There is no definition of “building” in the lien law and that term has been discussed in only one prior Maryland case on the subject. In Freeform Pools, supra, a swimming pool was held not to constitute a “building” and, therefore, a mechanic’s lien could not be obtained for the costs of its construction.[3] The Court there quoted dictionary definitions of “building,” not here apposite, and went on to state that, “the word `building’ can not be said to include every type of structure on land” and further observed that the mechanics’ lien law in Maryland “[had] been repeatedly amended to include specific lienable structures” and that the Legislature “never intended that the law be stretched to include within its scope structures which were not clearly within the definition
Page 575
of the items included” such as swimming pools. Id. at 301-02, 179 A.2d at 685.
No Maryland case has heretofore addressed the question whether the word “building” includes a leased portion of a building or, as in this case, a unit in a shopping mall.[4] The appellant argues that the 25 percent requirement can also refer to a portion of a building and that their leased premises constitutes a “building” under § 9-102(a) and §9-103(c)(2). We disagree.

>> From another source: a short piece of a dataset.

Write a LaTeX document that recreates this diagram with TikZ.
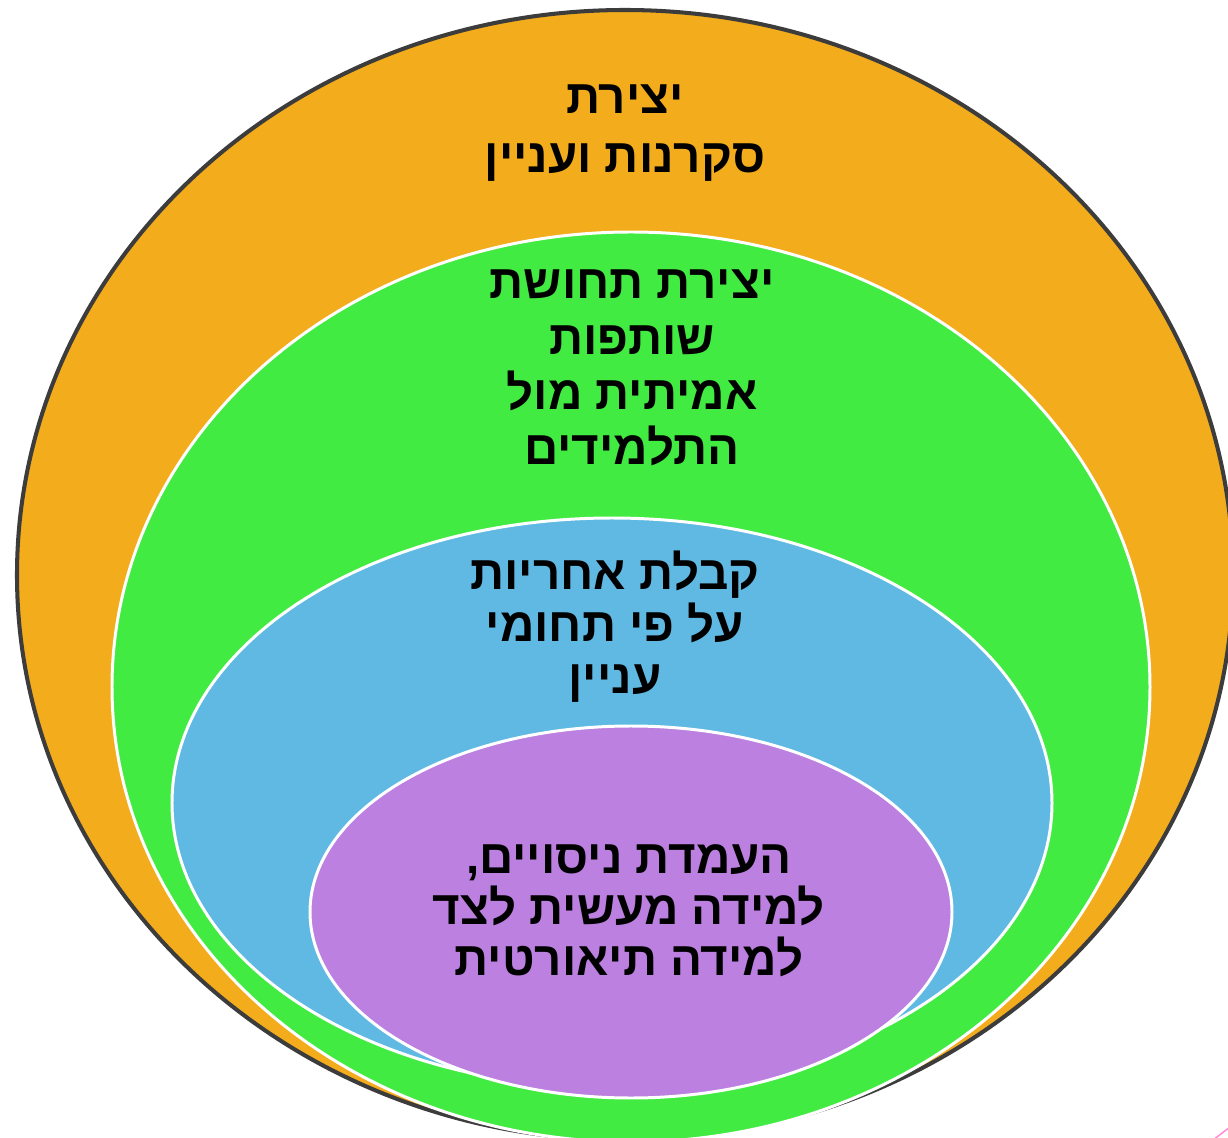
\documentclass[tikz,border=0pt]{standalone}
\usepackage{fontspec}
\newfontfamily\hebfont[Script=Hebrew]{Liberation Sans}
\TeXXeTstate=1
\definecolor{ringorange}{HTML}{F2AC1C}
\definecolor{ringgreen}{HTML}{42EB42}
\definecolor{ringblue}{HTML}{5FB9E2}
\definecolor{ringpurple}{HTML}{BB80E0}
\definecolor{rimgray}{HTML}{3C3C3C}
\tikzset{
  ring/.style={draw=white, line width=1.7pt},
  label/.style={align=center, font=\hebfont\bfseries\fontsize{27}{#1}\selectfont, inner sep=0pt},
}

\begin{document}
\begin{tikzpicture}[x=0.02cm, y=-0.02cm]
    \useasboundingbox (0,0) rectangle (1228,1138);
    \clip (0,0) rectangle (1228,1138);
    \draw[fill=ringorange, draw=rimgray, line width=2.3pt] (625,575) ellipse [x radius=608, y radius=565];
    \draw[ring, fill=ringgreen]  (631,687) ellipse [x radius=519, y radius=455];
    \draw[ring, fill=ringblue]   (612,803) ellipse [x radius=440, y radius=285];
    \draw[ring, fill=ringpurple] (631,912) ellipse [x radius=321, y radius=186];
    \draw[pink!70!magenta, line width=0.8pt] (1213,1140) -- (1230,1127);
    \node[label=34pt] (curiosity) at (625,133) {\beginR יצירת\endR\\ \beginR סקרנות ועניין\endR};
    \node[label=31.5pt] (partnership) at (632,368) {\beginR יצירת תחושת\endR\\ \beginR שותפות\endR\\ \beginR אמיתית מול\endR\\ \beginR התלמידים\endR};
    \node[label=29.5pt] (responsibility) at (615,627) {\beginR קבלת אחריות\endR\\ \beginR על פי תחומי\endR\\ \beginR עניין\endR};
    \node[label=29pt] (experiments) at (629,911) {\beginR העמדת ניסויים,\endR\\ \beginR למידה מעשית לצד\endR\\ \beginR למידה תיאורטית\endR};
\end{tikzpicture}
\end{document}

The word “building” in § 9-102(a) and §9-103(c)(2) is nowhere qualified by appropriate language so as to include a part of a building, e.g., a store in a shopping mall or one or more floors in an office building.[5] In this respect, we find instructive the following observation by the Court of Appeals in Board of Zoning Appeals v. McKinney, 174 Md. 551, 199 A. 540 (1938):
“[W]hen one speaks of a building, ordinarily he means the entire building and if he means to refer to but a part of it he indicates by some qualifying words that he refers to less than the whole. * * * And yet if `building’ means anything less than a whole building, there is no standard to guide the Board in determining how much or how little must be so used as to bring it within the scope of the ordinance.” (Emphasis added.)
Id. at 567, 199 A. at 547, cited in 12 C.J.S. Building at 722, n. 54 (1980). See Akers v. Mayor and City Council of Baltimore, 179 Md. 448, 451-52, 20 A.2d 181, 183 (1941); cf.
Page 576
Ambrose Co. v. Hutchison, 356 S.W.2d 215 (Tex.Civ.App. 1962) (pier was a “building” within mechanics’ lien statute). If the General Assembly intended to include a part of a building in the lien law, the words, “building or any part thereof,” could have been employed. They were not.
Nor can we read into § 9-103(c)(2) an interpretation of the word “building” which is at variance with its plain and common usage in § 9-102(a). Although §9-103(c)(2) states that, “any lien established in accordance with this subtitle applies only to the extent of the tenant’s interest” (emphasis added), the application of that section is subject to a condition precedent (also found in § 9-102(a)), viz., that a building be repaired, rebuilt or improved to the extent of 25 percent o its value.
The order of Judge Cahoon sustaining appellees’ demurrer without leave to amend was proper. We find no error in his interpretation of the statute.
Order affirmed; costs to be paid by appellant.